**Written problem**
From the listing below, select every line where the word "React" appears.
——
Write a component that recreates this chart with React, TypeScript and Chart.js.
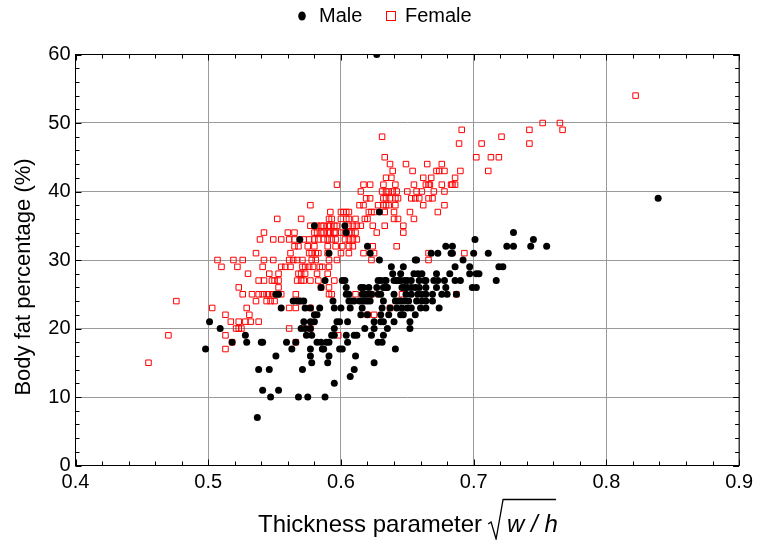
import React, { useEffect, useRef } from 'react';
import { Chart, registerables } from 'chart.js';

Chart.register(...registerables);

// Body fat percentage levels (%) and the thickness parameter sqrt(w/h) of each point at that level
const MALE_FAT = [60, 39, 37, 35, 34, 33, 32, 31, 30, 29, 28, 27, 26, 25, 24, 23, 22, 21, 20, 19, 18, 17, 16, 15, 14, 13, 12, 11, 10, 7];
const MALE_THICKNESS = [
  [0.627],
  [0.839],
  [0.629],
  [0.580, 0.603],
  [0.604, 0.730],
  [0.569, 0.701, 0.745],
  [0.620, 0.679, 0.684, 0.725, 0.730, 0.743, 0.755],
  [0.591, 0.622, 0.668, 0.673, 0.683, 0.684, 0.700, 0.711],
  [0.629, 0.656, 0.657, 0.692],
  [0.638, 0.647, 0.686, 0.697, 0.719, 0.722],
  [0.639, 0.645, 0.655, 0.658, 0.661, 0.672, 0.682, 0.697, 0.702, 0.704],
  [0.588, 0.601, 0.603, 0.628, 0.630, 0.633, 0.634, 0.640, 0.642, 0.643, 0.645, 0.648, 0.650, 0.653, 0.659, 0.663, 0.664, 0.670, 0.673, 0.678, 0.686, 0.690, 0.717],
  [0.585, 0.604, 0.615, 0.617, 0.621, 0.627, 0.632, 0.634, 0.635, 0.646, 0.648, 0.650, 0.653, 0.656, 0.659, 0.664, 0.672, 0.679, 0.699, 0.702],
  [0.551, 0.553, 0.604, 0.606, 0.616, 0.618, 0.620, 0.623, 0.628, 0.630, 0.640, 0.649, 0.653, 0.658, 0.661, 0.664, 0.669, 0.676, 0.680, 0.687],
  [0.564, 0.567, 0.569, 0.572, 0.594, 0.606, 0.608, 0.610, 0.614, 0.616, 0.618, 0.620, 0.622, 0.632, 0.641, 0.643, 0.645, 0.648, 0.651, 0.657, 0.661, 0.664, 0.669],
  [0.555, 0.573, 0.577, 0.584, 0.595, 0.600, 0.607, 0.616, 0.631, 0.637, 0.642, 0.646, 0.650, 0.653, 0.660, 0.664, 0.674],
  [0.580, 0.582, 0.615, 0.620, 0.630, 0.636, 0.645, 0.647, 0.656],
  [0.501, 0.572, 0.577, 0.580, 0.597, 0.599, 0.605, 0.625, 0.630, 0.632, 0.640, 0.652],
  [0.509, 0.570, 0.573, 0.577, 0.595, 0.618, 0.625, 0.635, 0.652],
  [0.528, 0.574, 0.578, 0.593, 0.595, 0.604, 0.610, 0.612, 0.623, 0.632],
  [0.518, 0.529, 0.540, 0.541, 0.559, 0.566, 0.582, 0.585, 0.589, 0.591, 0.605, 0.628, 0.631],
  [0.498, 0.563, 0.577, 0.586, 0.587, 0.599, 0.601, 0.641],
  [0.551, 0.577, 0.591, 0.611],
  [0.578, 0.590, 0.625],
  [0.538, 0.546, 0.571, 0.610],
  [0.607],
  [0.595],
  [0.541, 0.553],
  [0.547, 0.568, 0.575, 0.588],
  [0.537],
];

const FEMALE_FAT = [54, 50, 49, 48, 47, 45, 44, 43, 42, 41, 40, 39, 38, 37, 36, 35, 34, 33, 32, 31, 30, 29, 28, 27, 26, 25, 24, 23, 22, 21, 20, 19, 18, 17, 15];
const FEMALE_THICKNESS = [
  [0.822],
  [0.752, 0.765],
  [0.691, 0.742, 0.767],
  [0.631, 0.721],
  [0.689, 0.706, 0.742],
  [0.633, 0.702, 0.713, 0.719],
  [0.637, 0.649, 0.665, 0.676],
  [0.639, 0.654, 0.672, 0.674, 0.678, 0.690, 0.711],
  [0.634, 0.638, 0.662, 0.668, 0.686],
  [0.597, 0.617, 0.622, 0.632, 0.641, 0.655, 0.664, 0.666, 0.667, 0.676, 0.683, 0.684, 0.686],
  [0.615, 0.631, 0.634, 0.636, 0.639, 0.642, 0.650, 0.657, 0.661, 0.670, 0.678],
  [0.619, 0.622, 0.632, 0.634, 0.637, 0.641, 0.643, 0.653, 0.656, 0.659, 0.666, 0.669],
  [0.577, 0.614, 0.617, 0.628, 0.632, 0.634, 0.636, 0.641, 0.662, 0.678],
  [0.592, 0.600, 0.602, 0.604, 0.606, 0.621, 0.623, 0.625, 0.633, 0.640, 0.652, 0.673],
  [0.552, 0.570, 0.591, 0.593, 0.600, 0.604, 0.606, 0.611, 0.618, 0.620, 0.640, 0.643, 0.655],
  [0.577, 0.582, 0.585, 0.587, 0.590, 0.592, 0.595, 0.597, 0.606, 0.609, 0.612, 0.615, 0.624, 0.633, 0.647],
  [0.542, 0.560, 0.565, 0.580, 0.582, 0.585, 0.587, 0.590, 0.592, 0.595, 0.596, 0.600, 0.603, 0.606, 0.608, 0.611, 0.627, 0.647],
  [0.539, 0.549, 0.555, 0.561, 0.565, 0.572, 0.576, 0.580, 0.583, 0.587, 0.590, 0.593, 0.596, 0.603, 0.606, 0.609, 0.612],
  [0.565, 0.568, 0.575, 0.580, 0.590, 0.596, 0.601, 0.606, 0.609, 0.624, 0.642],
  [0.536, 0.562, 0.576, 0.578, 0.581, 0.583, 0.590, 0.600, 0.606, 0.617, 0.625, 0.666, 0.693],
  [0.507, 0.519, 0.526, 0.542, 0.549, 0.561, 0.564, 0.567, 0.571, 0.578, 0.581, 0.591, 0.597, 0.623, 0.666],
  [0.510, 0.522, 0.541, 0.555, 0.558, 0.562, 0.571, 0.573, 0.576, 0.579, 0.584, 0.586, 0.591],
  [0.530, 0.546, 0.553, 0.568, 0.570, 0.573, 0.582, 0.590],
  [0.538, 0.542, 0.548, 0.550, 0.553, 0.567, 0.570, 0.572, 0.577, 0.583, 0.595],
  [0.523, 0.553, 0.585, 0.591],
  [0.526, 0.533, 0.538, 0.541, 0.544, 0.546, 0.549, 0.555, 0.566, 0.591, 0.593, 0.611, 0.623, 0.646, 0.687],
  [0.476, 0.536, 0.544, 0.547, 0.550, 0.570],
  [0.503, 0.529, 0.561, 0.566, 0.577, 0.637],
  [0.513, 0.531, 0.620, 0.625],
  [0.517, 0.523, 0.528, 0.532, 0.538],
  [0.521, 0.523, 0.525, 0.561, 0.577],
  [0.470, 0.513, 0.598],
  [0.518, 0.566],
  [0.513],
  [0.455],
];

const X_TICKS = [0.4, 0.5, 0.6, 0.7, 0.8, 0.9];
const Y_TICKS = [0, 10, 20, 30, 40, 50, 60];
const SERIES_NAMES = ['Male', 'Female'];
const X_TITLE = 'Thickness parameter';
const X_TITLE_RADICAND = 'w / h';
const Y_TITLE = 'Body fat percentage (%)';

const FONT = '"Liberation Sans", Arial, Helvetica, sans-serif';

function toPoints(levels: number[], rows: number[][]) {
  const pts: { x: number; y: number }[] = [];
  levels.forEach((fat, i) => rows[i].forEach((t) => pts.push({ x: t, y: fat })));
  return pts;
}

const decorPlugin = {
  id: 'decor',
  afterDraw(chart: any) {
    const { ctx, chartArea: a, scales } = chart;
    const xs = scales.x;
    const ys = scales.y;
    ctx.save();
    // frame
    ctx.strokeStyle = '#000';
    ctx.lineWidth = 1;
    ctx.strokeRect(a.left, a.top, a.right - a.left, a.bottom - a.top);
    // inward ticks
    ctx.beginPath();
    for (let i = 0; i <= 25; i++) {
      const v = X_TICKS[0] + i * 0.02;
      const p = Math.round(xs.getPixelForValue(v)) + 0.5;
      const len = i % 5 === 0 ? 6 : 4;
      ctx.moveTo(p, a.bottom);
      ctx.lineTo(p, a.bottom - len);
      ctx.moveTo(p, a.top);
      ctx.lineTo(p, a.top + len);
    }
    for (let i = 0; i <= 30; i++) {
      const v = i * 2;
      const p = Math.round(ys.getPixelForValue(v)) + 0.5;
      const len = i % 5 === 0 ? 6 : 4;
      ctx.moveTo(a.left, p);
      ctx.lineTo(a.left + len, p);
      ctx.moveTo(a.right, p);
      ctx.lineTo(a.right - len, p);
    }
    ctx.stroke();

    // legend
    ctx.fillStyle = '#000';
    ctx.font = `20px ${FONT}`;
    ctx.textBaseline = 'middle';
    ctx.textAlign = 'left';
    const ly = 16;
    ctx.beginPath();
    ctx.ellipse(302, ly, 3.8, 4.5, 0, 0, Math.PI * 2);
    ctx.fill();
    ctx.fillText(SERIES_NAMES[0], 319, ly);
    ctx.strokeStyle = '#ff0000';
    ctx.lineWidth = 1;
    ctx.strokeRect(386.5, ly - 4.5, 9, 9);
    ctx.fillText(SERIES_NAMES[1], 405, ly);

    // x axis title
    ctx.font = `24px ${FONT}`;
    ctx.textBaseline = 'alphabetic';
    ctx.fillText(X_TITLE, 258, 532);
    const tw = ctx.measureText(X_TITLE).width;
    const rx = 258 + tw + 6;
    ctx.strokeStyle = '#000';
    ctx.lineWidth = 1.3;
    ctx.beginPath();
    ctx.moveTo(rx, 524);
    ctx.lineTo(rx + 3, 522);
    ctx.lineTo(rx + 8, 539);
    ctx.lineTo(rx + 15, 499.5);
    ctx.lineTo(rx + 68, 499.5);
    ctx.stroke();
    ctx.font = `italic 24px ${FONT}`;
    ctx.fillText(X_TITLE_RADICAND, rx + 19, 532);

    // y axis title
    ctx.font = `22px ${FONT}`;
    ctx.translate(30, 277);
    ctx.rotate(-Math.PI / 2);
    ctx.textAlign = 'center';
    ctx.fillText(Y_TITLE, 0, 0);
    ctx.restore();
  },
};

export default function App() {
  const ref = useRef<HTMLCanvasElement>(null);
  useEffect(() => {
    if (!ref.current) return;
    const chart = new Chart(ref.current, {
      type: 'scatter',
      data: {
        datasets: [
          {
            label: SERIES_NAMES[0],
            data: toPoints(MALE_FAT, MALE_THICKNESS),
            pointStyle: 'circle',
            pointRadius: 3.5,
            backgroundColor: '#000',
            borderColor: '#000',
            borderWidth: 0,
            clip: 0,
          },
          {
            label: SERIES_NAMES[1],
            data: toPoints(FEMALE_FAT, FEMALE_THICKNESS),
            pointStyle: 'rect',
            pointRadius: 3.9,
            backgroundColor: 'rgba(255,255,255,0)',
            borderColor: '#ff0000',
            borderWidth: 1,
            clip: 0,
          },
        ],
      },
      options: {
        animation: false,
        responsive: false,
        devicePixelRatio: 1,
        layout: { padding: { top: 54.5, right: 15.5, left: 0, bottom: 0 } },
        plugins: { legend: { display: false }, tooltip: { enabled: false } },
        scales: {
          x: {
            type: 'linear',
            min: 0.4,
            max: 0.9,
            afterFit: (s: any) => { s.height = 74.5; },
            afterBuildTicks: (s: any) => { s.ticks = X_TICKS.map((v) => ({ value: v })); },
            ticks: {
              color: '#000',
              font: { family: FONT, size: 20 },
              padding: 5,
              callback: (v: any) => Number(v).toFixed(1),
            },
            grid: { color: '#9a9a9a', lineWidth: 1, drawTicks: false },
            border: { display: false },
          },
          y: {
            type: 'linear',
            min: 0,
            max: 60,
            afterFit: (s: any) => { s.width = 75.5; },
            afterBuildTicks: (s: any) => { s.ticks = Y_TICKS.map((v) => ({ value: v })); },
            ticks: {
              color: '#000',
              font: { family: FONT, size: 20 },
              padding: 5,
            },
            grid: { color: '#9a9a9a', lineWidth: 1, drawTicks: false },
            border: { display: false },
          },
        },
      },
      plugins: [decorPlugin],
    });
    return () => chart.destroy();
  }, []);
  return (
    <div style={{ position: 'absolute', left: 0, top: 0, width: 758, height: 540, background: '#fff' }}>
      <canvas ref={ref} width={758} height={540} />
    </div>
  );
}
——
**Exercise result**
Write a component that recreates this chart with React, TypeScript and Chart.js.
import React, { useEffect, useRef } from 'react';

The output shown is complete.